Babanusa — West Kordofan nomad herders are refusing to hand their weapons to the authorities in the current disarmament campaign.
Misseriya and other pastoralists, in particular those living in the contested Abyei area near the border with South Sudan, say that they need to be able to defend their families and livestock, as long as the security situation in the area is still precarious.
"They will only consent to be disarmed after a comprehensive peace agreement has been reached between Sudan and South Sudan about Abyei," a Misseriya activist told Radio Dabanga from Babanusa.
"We are not against disarmament, but demand peace and stability in the state, in particular in the border area," he said. "The collection of arms at the present time will affect the nomadic herdsmen, especially after peaceful coexistence agreements between the Misseriya and the Dinka broke down".

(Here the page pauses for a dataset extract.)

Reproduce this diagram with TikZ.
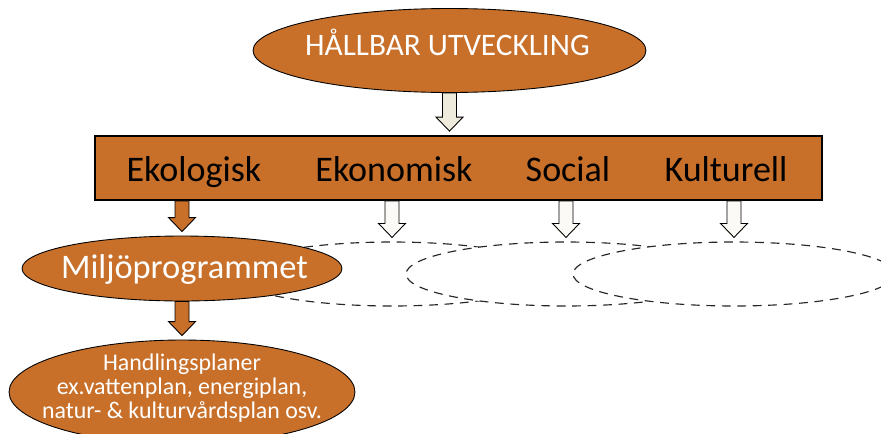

Pastoralist groups in South Kordofan as well reject the current disarmament campaign, for the same reason.
In July, Khartoum announced a large disarmament campaign in the country, to begin with in Darfur and Kordofan. Paramilitaries of the Rapid Support Forces and army soldiers began collecting illegal arms and unlicensed vehicles from civilians in the regions in August.
Abyei is the traditional homeland of the Ngok Dinka, who have with strong ties with the South Sudanese Dinka tribe. Herders of the Misseriya, a northern Arab tribe, traverse Abyei and other North-South border areas with their cattle in search of water and pasture in the dry season and to trade goods.
The oil-rich area has been in contention between Sudan since the secession of South Sudan in July 2011. Khartoum and Juba have failed to agree on the area's status so far.
A UN peacekeeping mission, the UN Interim Security Force for Abyei (UNISFA), is entrusted with overseeing demilitarisation and maintaining security in the area.
Abyei witnerssed a significant upsurge in cases of cattle rustling, hijacks, and other robberies earlier this year.